## Written task
Give back exactly the lines from the one with "Write the Chart.js code for this chart." through the one with "const yTicks = [0, -5, -10, -15, -20, -25, -30, -35];", inclusive, without the images.

▽

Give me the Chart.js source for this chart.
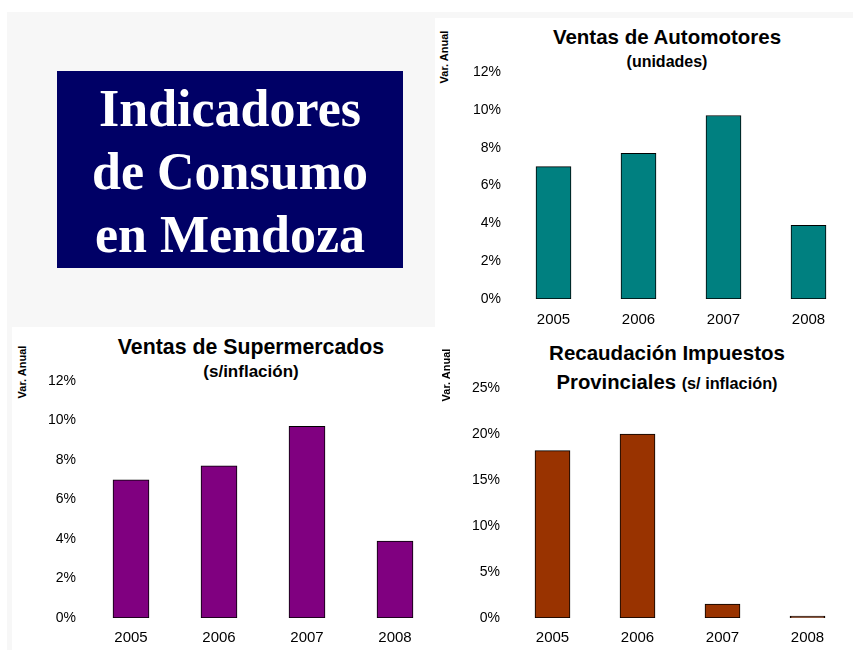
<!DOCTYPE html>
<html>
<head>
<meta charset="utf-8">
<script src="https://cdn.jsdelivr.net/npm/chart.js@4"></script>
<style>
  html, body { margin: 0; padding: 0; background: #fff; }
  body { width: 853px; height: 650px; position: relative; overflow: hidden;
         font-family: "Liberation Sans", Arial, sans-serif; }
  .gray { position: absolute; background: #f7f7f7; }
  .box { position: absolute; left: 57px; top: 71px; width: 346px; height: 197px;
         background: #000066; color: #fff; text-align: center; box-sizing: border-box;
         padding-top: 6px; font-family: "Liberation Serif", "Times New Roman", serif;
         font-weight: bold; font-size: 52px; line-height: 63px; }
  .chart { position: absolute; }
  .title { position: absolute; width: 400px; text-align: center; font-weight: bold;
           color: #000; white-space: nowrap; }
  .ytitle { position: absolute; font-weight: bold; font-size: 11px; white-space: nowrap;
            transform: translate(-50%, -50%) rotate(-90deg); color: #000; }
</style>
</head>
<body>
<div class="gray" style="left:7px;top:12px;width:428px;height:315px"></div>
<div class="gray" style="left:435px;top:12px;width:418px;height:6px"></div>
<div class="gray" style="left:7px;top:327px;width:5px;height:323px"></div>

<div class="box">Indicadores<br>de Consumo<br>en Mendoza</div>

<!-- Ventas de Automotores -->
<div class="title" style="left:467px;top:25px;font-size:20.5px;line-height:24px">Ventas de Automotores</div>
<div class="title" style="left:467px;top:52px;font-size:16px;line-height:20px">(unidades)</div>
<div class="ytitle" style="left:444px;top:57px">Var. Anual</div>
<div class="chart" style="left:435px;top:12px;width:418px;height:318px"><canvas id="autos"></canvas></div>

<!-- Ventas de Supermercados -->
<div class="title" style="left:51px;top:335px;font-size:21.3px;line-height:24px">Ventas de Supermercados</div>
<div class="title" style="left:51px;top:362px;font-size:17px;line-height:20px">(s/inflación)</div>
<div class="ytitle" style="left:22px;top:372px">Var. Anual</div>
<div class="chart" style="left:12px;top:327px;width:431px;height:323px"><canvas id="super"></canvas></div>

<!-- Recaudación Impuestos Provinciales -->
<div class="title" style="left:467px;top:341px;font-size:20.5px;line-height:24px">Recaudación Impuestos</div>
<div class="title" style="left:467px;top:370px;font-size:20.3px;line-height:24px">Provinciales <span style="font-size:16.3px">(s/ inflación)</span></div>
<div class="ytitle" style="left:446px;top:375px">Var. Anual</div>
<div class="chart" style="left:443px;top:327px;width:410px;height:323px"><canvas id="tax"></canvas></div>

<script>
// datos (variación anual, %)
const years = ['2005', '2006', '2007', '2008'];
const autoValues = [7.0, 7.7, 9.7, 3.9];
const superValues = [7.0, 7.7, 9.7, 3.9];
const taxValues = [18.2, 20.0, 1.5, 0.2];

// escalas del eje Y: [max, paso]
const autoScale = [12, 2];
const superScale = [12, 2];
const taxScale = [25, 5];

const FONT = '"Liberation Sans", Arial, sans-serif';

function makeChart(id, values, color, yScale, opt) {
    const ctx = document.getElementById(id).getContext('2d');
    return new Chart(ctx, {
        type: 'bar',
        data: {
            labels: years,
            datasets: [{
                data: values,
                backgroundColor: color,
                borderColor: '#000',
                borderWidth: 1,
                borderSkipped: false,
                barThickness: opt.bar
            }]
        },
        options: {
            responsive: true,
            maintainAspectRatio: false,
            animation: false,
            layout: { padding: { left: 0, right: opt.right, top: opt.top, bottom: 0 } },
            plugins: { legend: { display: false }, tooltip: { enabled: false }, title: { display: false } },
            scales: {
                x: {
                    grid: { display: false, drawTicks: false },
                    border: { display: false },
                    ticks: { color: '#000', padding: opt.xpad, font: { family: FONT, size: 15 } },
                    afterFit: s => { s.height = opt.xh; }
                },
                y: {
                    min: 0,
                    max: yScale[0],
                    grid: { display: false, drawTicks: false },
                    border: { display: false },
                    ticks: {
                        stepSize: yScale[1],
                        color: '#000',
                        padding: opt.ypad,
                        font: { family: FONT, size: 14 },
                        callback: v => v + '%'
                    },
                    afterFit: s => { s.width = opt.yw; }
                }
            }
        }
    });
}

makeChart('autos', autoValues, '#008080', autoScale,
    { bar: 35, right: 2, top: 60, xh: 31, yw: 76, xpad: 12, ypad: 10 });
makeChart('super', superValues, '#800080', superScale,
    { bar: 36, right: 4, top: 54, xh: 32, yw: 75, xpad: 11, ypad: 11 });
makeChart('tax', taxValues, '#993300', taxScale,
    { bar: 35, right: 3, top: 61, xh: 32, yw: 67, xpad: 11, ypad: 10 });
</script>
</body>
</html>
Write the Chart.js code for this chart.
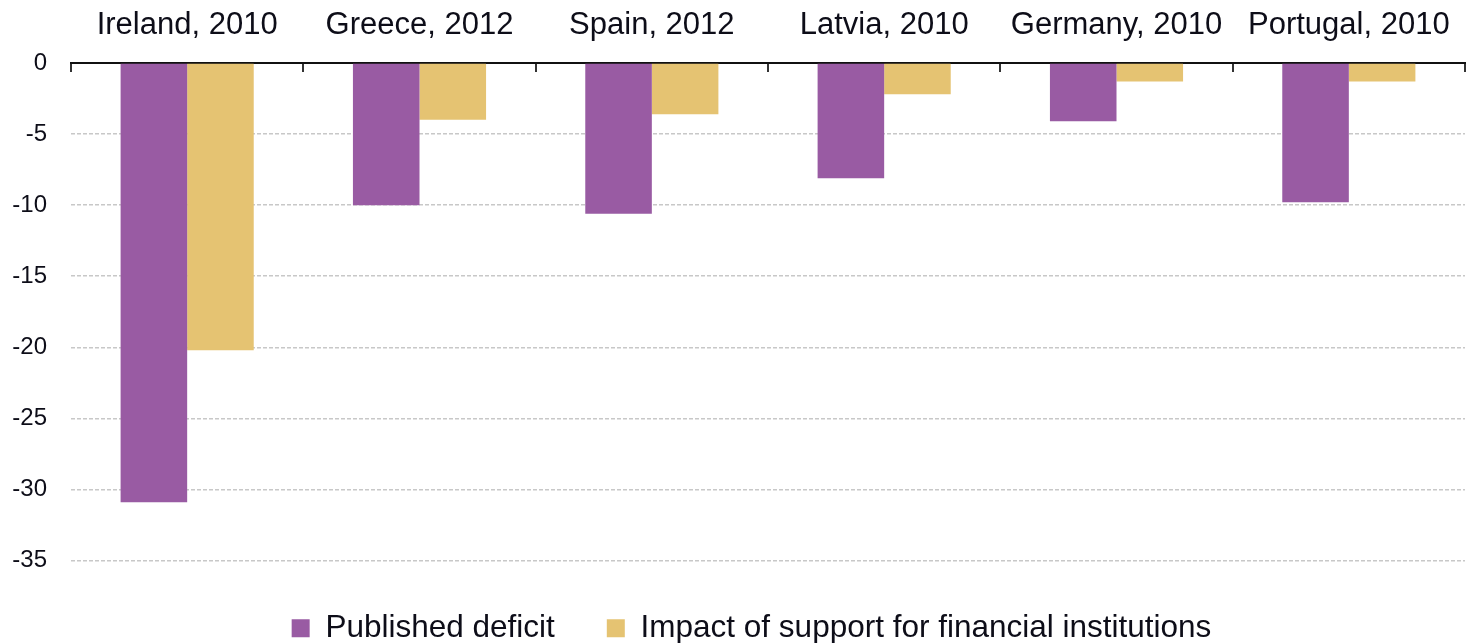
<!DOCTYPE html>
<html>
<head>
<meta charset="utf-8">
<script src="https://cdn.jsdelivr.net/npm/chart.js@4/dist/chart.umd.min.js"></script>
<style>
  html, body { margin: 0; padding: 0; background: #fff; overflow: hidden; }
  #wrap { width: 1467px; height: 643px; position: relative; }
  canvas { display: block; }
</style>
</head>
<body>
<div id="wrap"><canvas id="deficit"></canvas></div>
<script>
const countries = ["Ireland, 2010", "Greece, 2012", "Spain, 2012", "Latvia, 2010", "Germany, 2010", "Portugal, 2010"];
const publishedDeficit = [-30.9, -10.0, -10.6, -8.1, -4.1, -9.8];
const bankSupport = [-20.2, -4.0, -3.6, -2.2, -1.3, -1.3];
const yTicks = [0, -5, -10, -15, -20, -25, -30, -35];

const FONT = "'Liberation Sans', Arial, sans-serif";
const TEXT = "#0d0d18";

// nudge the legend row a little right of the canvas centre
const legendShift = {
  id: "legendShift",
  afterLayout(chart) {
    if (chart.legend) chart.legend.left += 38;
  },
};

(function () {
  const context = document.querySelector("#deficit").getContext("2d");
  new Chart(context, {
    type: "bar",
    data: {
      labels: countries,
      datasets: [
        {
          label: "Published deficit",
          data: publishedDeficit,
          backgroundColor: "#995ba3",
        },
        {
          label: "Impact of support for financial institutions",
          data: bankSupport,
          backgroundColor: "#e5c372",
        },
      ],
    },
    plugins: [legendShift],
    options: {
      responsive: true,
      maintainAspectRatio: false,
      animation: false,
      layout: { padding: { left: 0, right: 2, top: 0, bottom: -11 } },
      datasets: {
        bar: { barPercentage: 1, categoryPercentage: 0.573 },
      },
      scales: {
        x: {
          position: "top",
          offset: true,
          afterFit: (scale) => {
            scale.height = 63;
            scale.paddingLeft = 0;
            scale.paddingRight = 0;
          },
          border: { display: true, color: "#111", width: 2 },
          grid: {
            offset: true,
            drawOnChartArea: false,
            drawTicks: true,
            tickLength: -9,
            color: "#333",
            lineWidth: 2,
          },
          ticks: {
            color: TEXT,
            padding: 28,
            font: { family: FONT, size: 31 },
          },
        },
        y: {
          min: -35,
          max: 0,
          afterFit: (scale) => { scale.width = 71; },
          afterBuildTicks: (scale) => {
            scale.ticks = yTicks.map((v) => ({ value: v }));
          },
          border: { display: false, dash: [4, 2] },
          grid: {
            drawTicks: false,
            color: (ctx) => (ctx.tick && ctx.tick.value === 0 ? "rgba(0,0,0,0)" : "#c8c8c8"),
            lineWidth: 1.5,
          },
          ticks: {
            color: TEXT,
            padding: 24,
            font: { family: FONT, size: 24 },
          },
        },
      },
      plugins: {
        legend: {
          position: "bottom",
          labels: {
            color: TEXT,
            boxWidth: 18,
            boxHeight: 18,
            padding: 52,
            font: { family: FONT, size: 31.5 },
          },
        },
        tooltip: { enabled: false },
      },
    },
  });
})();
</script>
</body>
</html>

△

## Finished exercise
Write the Chart.js code for this chart.
<!DOCTYPE html>
<html>
<head>
<meta charset="utf-8">
<script src="https://cdn.jsdelivr.net/npm/chart.js@4/dist/chart.umd.min.js"></script>
<style>
  html, body { margin: 0; padding: 0; background: #fff; overflow: hidden; }
  #wrap { width: 1467px; height: 643px; position: relative; }
  canvas { display: block; }
</style>
</head>
<body>
<div id="wrap"><canvas id="deficit"></canvas></div>
<script>
const countries = ["Ireland, 2010", "Greece, 2012", "Spain, 2012", "Latvia, 2010", "Germany, 2010", "Portugal, 2010"];
const publishedDeficit = [-30.9, -10.0, -10.6, -8.1, -4.1, -9.8];
const bankSupport = [-20.2, -4.0, -3.6, -2.2, -1.3, -1.3];
const yTicks = [0, -5, -10, -15, -20, -25, -30, -35];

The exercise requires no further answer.